Quel est le risque de voir, à long terme, des écoliers de moins en moins encadrés ? Cet état de fait a-t-il d'ores et déjà eu des effets sur le niveau des élèves ? Quels en sont les coûts humains à long terme ?

Pierre Duriot : Les risques ne sont pas à long terme, ils sont déjà là, effectifs, avec une crise du recrutement, un métier qui n'attire pas les jeunes hommes, des niveaux très hétérogènes au sein des classes, des ambiances de travail très difficiles à obtenir, dès le CP, une paperasserie inutile accrue pour les professeurs, des saccages et dégradations d'écoles réguliers, des professeurs dont un quart à un tiers souhaiteraient changer de métier, un niveau record d'agressions en tous genres de chefs d'établissements et directeurs et comme expliqué à la première question, la baisse de niveau de la France dans les enquêtes internationales. Les coûts humains aussi sont déjà là : un échec très vif sur l'embauche des jeunes, avec des problématiques comportementales, de respect des règles et des codes de conduite et de communication. Une problématique adjacente de chômage des jeunes issus de l'immigration, bien plus au chômage que les autres, avec certes plusieurs causes, mais l'école et sa difficulté à opérer auprès de catégories de populations identifiées, plus massivement en échec scolaire, comme faisant partie des leviers. A terme, le coût national d'un manque d'acquisition de la culture, de l'instruction, des codes et usages comportementaux, se traduit par une entropie généralisée dans tous les compartiments de la société, mais ce n'est pas un processus net. Cela est déjà actif et se présente sous la forme d'une lente dégradation du climat social que chacun peut mesurer aujourd'hui dans la vie civile, à l'école ou au travail. Cela est aussi rendu visible par la multiplication des éléments de sécurité, de surveillance, l'omniprésence de la technologie coercitive et des armes non létales de maintien de l'ordre. L'objectif d'acquisition d'une culture commune, au sens large du terme, a été décrété fascisant, au profit du respect de la "culture" exogène ou du comportement individuel : nous en payons le prix.

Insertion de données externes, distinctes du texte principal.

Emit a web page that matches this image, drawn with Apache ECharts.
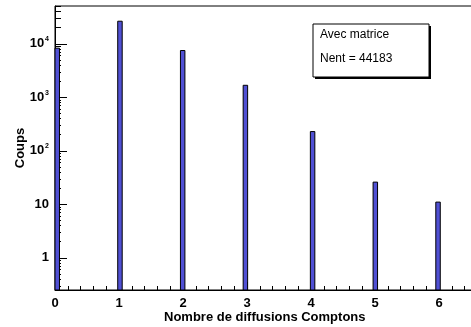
<!DOCTYPE html>
<html lang="fr">
<head>
<meta charset="UTF-8">
<title>Nombre de diffusions Comptons</title>
<script src="https://cdn.jsdelivr.net/npm/echarts@6/dist/echarts.min.js"></script>
<style>
  html, body { margin: 0; padding: 0; background: #fff; }
  #main { width: 471px; height: 327px; }
</style>
</head>
<body>
<div id="main"></div>
<script type="text/javascript">
    var nbDiffusions = [0, 1, 2, 3, 4, 5, 6];
    var coups = [8300, 26500, 7500, 1680, 229, 26, 11];
    var nEntries = 44183;
    var yMajorTicks = [1, 10, 100, 1000, 10000];
    var xLabels = ['0', '1', '2', '3', '4', '5', '6', '7'];

    // binning de l'histogramme : 100 bins entre 0 et 7
    var xMin = 0, xMax = 7, nBins = 100;
    var binWidth = (xMax - xMin) / nBins;
    var yMin = 0.25, yMax = 51000;

    var binData = [];
    for (var i = 0; i < nbDiffusions.length; i++) {
        var lo = Math.floor((nbDiffusions[i] - xMin) / binWidth) * binWidth + xMin;
        binData.push([lo, lo + binWidth, coups[i]]);
    }

    // ticks mineurs log (2..9 par decade)
    var yMinorTicks = [];
    for (var e = -1; e <= 4; e++) {
        for (var m = 2; m <= 9; m++) {
            var v = m * Math.pow(10, e);
            if (v > yMin && v < yMax) yMinorTicks.push(v);
        }
    }

    var myChart = echarts.init(document.getElementById('main'));
    var font = 'Liberation Sans, Arial, Helvetica, sans-serif';

    var option = {
        animation: false,
        grid: {
            left: 55, top: 6, width: 448, height: 284,
            outerBoundsMode: 'none',
            show: true, borderColor: '#000', borderWidth: 1, backgroundColor: '#fff'
        },
        xAxis: {
            type: 'value', min: xMin, max: xMax, interval: 1,
            axisLine: { lineStyle: { color: '#000', width: 1 } },
            axisTick: { inside: true, length: 8, lineStyle: { color: '#000' } },
            minorTick: { show: true, splitNumber: 5, length: 4, lineStyle: { color: '#000' } },
            splitLine: { show: false },
            axisLabel: {
                margin: 7, color: '#000', fontFamily: font, fontWeight: 'bold', fontSize: 13,
                formatter: function (v) { return xLabels[Math.round(v)]; }
            }
        },
        yAxis: [{
            type: 'log', logBase: 10, min: yMin, max: yMax,
            axisLine: { lineStyle: { color: '#000', width: 1 } },
            axisTick: { inside: true, length: 12, customValues: yMajorTicks, lineStyle: { color: '#000' } },
            splitLine: { show: false },
            name: 'Coups', nameLocation: 'middle', nameGap: 28, nameMoveOverlap: false,
            nameTextStyle: { color: '#000', fontFamily: font, fontWeight: 'bold', fontSize: 13 },
            axisLabel: {
                customValues: yMajorTicks,
                margin: 6, color: '#000', fontFamily: font, fontWeight: 'bold', fontSize: 13,
                formatter: function (v) {
                    var p = Math.round(Math.log(v) / Math.LN10);
                    if (p <= 1) return '{b|' + Math.round(v) + '}';
                    return '{b|10}{s|' + p + '}';
                },
                rich: {
                    b: { fontFamily: font, fontWeight: 'bold', fontSize: 13, color: '#000' },
                    s: { fontFamily: font, fontWeight: 'bold', fontSize: 7, color: '#000', verticalAlign: 'top', padding: [0, 0, 9, 1] }
                }
            }
        }, {
            type: 'log', logBase: 10, min: yMin, max: yMax, position: 'left',
            axisLine: { show: false },
            axisTick: { inside: true, length: 6, customValues: yMinorTicks, lineStyle: { color: '#000' } },
            axisLabel: { show: false },
            splitLine: { show: false }
        }],
        graphic: [{
            type: 'text', left: 164, top: 311,
            style: { text: 'Nombre de diffusions Comptons', fill: '#000', font: 'bold 13px ' + font }
        }, {
            type: 'rect', shape: { x: 315, y: 26, width: 116, height: 53 },
            style: { fill: '#000' }
        }, {
            type: 'rect', shape: { x: 313, y: 24, width: 116, height: 53 },
            style: { fill: '#fff', stroke: '#000', lineWidth: 1 }
        }, {
            type: 'text', left: 320, top: 29,
            style: { text: 'Avec matrice', fill: '#000', font: '12px ' + font }
        }, {
            type: 'text', left: 320, top: 53,
            style: { text: 'Nent = ' + nEntries, fill: '#000', font: '12px ' + font }
        }],
        series: [{
            type: 'custom',
            data: binData,
            clip: false,
            encode: { x: 0, y: 2 },
            renderItem: function (params, api) {
                var p0 = api.coord([api.value(0), api.value(2)]);
                var p1 = api.coord([api.value(1), yMin]);
                return {
                    type: 'rect',
                    shape: { x: p0[0], y: p0[1], width: p1[0] - p0[0], height: p1[1] - p0[1] },
                    style: { fill: '#5050d4', stroke: '#000', lineWidth: 1 }
                };
            }
        }]
    };
    myChart.setOption(option);
</script>
</body>
</html>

Eric Verhaeghe : Pour l'ensemble de la machine éducative, cette situation est dangereuse dans la mesure où ce qui n'est pas acquis à 10 ans devient un handicap collectif. L'enfant qui, à dix ans, n'a pas correctement appris à lire et à écrire traînera durant toute sa scolarité, et même au-delà, un handicap majeur. Ce point apparaît notamment avec la question du redoublement. Combien coûte un élève qui redouble parce qu'il ne maîtrise pas les compétences fondamentales? L'un des premiers éléments de coût tient à l'immobilier: il fait des murs, une table, une chaise pour l'accueillir, comme s'il était un élève en plus. Financièrement, l'investissement est donc colossal parce qu'il suppose d'augmenter la population scolaire, donc les mètres carrés, le nombre d'enseignants, etc. C'est pour cette raison que l'Education Nationale passe régulièrement la consigne de ne pas accepter le redoublement: elle se justifie par des difficultés financières. Faire redoubler un élève, c'est augmenter les dépenses et, pour cette seule raison, l'Education Nationale préfère délivrer un baccalauréat à un élève qui n'a pas le niveau. Cette technique est la meilleure façon de diminuer les dépenses ou, en tout cas, de tenir le budget.